--- START ---

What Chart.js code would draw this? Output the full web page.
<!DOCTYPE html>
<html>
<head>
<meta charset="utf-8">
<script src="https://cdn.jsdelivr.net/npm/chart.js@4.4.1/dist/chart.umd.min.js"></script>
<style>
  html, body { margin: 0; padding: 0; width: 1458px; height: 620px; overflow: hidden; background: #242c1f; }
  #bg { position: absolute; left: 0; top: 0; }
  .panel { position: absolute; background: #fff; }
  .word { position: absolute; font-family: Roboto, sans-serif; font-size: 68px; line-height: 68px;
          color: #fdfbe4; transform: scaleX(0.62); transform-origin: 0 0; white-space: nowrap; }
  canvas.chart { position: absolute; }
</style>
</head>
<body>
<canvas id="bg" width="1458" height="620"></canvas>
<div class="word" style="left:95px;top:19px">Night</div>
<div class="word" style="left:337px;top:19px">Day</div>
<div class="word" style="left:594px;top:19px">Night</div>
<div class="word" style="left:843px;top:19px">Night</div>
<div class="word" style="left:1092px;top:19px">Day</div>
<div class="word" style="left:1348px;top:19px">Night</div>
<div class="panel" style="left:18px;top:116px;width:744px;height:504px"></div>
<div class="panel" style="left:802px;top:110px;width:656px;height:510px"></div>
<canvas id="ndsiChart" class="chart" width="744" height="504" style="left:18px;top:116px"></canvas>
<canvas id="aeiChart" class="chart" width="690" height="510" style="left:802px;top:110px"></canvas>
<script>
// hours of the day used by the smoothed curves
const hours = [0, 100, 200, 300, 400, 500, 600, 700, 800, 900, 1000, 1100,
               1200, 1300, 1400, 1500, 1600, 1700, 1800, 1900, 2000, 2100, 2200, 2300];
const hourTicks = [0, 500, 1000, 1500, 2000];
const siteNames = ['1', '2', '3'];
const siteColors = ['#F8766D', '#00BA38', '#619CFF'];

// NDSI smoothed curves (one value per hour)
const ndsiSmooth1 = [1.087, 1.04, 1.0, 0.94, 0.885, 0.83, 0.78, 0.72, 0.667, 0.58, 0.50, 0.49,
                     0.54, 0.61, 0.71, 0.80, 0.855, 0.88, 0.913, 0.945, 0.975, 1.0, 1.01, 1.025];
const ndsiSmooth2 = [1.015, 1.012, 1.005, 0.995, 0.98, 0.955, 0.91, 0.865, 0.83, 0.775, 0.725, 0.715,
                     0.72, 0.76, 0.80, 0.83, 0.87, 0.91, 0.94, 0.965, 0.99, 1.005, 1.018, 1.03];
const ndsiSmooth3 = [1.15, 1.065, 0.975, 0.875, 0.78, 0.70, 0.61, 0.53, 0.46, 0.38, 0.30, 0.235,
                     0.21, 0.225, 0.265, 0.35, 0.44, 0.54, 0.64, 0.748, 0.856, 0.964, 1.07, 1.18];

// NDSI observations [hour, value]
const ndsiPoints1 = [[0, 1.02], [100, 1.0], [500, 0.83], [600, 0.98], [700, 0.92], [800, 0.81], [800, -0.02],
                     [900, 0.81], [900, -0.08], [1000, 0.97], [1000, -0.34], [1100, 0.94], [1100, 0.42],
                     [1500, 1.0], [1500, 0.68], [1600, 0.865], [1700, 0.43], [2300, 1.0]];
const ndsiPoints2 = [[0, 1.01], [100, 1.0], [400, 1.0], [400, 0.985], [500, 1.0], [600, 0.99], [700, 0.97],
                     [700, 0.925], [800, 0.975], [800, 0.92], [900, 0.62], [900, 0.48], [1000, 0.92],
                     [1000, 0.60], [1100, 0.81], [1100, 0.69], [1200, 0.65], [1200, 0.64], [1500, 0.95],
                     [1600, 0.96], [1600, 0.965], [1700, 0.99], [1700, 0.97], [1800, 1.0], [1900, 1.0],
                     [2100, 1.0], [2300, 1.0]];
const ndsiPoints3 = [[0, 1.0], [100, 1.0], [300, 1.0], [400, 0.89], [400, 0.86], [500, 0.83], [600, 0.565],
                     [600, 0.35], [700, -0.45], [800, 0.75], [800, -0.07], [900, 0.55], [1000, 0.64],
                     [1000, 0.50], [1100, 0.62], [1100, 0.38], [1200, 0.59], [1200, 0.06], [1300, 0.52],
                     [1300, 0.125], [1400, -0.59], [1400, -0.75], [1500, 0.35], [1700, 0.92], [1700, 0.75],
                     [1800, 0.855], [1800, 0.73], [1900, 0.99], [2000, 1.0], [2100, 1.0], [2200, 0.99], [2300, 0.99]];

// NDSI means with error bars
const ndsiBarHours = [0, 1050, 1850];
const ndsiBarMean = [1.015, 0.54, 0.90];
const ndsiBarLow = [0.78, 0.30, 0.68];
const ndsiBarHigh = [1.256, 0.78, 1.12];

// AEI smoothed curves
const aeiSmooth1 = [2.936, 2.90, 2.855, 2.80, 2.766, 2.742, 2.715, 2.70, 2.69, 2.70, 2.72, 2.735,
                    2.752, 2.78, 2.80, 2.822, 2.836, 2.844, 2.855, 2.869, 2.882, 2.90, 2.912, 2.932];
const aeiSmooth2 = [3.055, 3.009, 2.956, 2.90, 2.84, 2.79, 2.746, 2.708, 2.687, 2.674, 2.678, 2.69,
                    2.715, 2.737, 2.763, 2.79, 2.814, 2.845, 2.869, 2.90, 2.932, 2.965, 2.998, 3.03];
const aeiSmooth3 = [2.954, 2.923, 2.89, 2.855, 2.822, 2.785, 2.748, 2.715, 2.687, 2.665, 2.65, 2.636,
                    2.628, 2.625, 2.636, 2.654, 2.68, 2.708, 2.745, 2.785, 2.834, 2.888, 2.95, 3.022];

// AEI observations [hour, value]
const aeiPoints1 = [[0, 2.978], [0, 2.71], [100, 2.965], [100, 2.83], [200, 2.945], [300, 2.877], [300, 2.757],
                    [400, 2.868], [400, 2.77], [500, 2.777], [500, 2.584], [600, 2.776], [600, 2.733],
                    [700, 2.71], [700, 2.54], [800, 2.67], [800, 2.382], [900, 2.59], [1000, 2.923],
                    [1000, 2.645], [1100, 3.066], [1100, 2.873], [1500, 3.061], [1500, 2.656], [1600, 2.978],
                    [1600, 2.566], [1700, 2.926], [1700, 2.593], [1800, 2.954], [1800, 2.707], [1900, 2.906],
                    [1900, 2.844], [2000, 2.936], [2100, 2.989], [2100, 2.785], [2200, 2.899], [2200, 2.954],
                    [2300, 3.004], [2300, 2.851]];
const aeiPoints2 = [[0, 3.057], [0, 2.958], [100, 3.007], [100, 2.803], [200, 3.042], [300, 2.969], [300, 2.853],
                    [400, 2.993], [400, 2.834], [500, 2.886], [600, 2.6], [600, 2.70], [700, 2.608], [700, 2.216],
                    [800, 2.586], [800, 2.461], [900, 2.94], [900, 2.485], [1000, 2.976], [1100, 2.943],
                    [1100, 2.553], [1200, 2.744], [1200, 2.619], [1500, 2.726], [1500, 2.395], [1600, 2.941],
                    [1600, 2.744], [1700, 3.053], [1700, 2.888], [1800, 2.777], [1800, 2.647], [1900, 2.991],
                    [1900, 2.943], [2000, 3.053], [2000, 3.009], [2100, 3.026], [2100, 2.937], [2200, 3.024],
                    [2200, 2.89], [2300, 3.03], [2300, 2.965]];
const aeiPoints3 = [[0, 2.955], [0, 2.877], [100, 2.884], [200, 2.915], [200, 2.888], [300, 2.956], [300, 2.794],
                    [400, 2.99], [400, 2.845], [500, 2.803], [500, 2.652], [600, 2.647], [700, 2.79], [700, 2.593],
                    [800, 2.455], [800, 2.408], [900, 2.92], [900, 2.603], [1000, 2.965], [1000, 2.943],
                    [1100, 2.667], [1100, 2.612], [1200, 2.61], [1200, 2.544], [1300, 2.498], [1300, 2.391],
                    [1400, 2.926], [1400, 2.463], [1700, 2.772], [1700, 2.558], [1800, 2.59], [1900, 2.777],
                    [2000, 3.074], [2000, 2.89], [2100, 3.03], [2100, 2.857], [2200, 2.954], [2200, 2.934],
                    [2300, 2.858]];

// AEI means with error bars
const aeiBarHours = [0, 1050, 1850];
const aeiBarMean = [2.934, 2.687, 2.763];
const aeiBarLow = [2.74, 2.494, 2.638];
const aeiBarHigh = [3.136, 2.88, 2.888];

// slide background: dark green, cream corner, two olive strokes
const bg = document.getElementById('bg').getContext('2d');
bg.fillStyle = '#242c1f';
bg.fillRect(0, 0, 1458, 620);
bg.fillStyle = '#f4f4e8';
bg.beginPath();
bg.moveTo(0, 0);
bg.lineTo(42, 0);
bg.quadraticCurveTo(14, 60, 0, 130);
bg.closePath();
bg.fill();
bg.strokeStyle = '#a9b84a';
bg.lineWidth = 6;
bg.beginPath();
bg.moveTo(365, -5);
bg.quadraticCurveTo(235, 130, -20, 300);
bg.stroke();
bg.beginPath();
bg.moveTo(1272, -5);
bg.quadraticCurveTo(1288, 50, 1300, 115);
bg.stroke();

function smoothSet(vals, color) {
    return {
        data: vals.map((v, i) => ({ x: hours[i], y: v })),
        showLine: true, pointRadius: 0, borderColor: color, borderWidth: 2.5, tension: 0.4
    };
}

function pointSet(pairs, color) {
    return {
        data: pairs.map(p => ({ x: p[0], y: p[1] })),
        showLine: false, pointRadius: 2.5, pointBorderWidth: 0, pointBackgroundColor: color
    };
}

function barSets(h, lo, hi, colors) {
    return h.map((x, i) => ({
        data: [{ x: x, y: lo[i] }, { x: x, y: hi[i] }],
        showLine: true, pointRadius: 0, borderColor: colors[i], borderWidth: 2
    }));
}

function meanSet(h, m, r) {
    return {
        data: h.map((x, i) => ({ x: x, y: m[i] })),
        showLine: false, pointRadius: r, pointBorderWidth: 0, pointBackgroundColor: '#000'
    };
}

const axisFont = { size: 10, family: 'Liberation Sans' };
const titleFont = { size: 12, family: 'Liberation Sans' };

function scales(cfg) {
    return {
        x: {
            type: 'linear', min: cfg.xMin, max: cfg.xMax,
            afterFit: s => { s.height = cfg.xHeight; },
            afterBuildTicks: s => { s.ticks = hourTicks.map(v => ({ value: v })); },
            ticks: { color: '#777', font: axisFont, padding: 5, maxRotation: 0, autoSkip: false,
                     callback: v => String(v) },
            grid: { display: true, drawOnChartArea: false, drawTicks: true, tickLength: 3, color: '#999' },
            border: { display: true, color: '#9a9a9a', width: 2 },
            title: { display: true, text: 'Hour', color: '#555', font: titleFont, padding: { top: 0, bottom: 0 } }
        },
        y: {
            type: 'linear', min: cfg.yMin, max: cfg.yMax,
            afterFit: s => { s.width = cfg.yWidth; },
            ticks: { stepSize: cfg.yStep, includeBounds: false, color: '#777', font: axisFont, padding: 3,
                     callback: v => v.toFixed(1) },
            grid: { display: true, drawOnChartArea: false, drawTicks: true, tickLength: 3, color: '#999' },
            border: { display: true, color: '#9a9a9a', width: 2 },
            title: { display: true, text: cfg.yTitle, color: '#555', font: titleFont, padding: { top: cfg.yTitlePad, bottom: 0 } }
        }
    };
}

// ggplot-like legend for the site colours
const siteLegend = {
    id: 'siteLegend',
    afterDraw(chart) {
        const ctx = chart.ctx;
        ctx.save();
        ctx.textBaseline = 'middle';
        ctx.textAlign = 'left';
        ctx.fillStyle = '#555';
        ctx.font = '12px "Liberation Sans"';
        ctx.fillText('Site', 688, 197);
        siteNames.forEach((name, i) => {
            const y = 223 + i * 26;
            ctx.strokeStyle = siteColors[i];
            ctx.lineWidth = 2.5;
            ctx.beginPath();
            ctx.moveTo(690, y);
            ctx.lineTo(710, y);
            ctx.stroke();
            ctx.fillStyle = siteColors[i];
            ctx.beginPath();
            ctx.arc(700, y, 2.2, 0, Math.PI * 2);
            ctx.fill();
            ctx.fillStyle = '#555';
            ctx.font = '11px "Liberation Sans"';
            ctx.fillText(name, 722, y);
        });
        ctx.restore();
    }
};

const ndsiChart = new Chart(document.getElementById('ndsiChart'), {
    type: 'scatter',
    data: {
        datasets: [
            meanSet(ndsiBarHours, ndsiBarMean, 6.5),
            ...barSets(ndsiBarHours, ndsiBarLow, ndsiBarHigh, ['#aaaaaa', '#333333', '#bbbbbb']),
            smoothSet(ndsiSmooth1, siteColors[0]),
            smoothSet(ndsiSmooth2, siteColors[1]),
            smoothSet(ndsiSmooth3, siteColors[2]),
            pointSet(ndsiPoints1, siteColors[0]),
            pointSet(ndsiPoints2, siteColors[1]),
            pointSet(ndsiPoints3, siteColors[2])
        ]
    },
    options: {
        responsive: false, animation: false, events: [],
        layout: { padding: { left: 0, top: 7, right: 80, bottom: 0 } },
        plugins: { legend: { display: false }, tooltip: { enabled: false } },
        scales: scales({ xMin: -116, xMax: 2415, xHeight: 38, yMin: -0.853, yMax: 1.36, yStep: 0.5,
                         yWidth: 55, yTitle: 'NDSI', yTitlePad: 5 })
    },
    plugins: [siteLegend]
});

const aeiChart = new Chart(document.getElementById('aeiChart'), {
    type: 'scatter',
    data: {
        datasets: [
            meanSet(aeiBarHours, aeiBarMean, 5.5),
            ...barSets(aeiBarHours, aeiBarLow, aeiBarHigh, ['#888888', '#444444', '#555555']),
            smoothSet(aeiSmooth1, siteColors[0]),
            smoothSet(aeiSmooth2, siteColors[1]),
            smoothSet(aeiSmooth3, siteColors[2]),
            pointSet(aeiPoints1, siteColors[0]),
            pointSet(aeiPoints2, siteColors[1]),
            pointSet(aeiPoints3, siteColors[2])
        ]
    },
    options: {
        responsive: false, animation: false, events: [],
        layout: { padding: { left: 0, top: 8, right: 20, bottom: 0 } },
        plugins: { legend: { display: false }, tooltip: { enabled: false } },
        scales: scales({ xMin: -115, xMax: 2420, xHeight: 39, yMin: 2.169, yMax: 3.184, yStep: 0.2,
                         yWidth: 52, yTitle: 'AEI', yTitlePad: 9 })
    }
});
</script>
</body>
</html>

--- END ---
--- START ---

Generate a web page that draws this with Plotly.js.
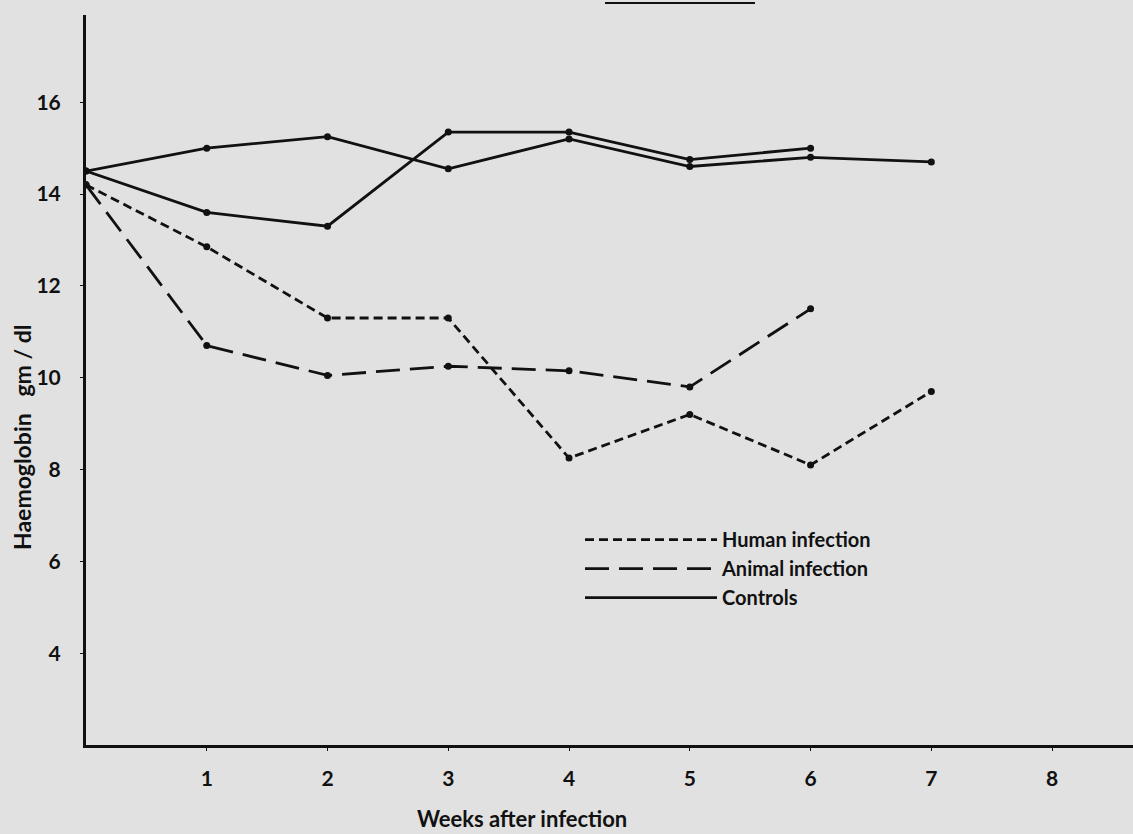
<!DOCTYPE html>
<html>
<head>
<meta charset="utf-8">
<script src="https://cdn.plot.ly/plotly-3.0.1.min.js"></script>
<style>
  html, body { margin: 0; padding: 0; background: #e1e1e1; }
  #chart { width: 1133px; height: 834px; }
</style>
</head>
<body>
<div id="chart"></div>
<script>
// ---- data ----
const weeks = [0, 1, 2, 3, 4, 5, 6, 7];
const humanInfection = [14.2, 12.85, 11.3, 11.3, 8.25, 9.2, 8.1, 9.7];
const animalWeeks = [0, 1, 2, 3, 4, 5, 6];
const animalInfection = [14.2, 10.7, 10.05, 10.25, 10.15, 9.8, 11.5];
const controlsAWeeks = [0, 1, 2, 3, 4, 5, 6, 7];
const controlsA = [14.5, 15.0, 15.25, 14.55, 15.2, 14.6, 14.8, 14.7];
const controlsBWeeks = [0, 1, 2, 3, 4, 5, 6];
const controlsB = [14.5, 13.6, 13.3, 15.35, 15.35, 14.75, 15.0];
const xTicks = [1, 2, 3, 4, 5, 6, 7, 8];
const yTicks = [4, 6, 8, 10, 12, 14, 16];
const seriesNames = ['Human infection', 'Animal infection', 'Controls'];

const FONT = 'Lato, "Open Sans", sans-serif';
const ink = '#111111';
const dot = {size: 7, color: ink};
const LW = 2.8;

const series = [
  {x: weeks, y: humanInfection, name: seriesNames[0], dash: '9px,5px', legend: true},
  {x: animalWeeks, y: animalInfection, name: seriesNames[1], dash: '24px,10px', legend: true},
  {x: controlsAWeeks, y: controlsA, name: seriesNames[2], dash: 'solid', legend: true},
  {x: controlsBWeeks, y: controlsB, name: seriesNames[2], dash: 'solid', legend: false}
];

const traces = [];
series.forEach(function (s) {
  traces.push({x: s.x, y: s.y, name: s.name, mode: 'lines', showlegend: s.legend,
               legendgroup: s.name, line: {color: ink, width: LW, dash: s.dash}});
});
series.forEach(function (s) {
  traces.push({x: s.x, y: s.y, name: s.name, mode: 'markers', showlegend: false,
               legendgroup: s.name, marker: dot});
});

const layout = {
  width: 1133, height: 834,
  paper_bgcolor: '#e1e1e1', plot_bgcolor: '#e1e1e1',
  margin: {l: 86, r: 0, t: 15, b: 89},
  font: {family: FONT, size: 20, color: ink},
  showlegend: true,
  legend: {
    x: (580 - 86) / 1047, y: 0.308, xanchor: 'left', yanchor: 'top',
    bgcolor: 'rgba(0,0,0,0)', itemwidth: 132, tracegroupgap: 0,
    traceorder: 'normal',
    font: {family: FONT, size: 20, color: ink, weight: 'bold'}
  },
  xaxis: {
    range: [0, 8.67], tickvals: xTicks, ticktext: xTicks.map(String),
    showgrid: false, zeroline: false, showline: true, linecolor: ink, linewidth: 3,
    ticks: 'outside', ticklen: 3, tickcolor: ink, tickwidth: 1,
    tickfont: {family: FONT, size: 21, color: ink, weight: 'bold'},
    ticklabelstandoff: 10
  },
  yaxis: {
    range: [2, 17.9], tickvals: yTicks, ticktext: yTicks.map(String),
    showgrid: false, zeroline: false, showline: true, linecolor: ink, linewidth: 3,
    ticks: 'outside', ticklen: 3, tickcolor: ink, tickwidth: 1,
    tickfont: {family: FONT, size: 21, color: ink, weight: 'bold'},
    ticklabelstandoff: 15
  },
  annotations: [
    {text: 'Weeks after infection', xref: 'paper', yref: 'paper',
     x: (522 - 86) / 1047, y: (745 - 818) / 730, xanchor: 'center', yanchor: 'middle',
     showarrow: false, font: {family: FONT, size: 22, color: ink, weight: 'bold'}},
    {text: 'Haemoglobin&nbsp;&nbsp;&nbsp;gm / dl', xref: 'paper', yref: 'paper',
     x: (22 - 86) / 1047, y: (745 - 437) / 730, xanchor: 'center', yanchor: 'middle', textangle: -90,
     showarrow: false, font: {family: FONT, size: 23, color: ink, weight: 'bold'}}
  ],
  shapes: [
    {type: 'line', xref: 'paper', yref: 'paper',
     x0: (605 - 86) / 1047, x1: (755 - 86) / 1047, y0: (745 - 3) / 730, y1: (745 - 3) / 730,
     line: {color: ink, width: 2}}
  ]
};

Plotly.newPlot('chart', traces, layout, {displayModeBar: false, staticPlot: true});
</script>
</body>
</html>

--- END ---
--- START ---

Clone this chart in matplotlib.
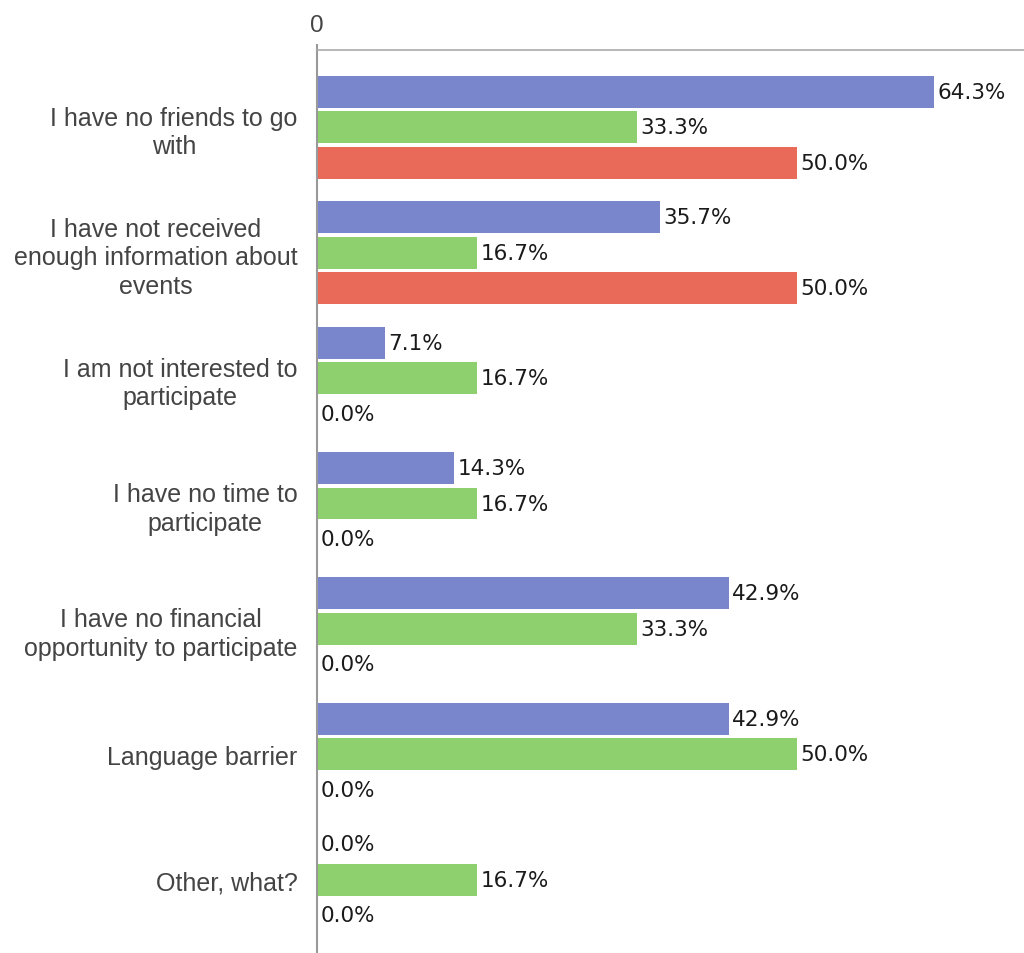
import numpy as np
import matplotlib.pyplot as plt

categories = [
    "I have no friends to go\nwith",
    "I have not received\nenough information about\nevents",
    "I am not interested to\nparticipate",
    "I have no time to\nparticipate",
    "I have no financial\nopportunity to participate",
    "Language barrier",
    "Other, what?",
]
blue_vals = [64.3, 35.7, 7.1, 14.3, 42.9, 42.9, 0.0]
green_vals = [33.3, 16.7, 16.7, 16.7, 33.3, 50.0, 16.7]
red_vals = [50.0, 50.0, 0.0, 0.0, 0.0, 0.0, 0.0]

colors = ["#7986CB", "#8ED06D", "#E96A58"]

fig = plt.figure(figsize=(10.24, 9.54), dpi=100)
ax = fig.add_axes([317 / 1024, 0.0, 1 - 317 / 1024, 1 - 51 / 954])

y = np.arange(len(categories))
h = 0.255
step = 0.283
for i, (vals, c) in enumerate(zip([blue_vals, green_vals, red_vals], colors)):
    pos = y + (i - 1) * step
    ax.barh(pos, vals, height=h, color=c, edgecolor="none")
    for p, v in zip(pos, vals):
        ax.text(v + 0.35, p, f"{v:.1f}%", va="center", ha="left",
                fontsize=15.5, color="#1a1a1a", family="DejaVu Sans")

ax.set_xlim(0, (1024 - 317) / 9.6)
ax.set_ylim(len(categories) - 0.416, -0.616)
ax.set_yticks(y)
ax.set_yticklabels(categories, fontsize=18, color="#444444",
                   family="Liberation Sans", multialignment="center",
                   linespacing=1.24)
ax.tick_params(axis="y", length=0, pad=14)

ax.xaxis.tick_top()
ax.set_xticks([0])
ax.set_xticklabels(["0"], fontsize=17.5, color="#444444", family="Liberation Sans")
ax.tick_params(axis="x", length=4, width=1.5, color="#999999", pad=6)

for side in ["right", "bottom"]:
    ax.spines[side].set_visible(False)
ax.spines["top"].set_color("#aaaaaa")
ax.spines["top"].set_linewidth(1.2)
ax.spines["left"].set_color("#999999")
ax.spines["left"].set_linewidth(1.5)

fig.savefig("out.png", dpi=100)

--- END ---

Written request ▸ Copy out, exactly, every line from the one that contains "Generate a web" through the one that contains "const seriesNames = ['Human". Pictures stay out of the copy.

Answer for the task ▸
Generate a web page that draws this with Plotly.js.
<!DOCTYPE html>
<html>
<head>
<meta charset="utf-8">
<script src="https://cdn.plot.ly/plotly-3.0.1.min.js"></script>
<style>
  html, body { margin: 0; padding: 0; background: #e1e1e1; }
  #chart { width: 1133px; height: 834px; }
</style>
</head>
<body>
<div id="chart"></div>
<script>
// ---- data ----
const weeks = [0, 1, 2, 3, 4, 5, 6, 7];
const humanInfection = [14.2, 12.85, 11.3, 11.3, 8.25, 9.2, 8.1, 9.7];
const animalWeeks = [0, 1, 2, 3, 4, 5, 6];
const animalInfection = [14.2, 10.7, 10.05, 10.25, 10.15, 9.8, 11.5];
const controlsAWeeks = [0, 1, 2, 3, 4, 5, 6, 7];
const controlsA = [14.5, 15.0, 15.25, 14.55, 15.2, 14.6, 14.8, 14.7];
const controlsBWeeks = [0, 1, 2, 3, 4, 5, 6];
const controlsB = [14.5, 13.6, 13.3, 15.35, 15.35, 14.75, 15.0];
const xTicks = [1, 2, 3, 4, 5, 6, 7, 8];
const yTicks = [4, 6, 8, 10, 12, 14, 16];
const seriesNames = ['Human infection', 'Animal infection', 'Controls'];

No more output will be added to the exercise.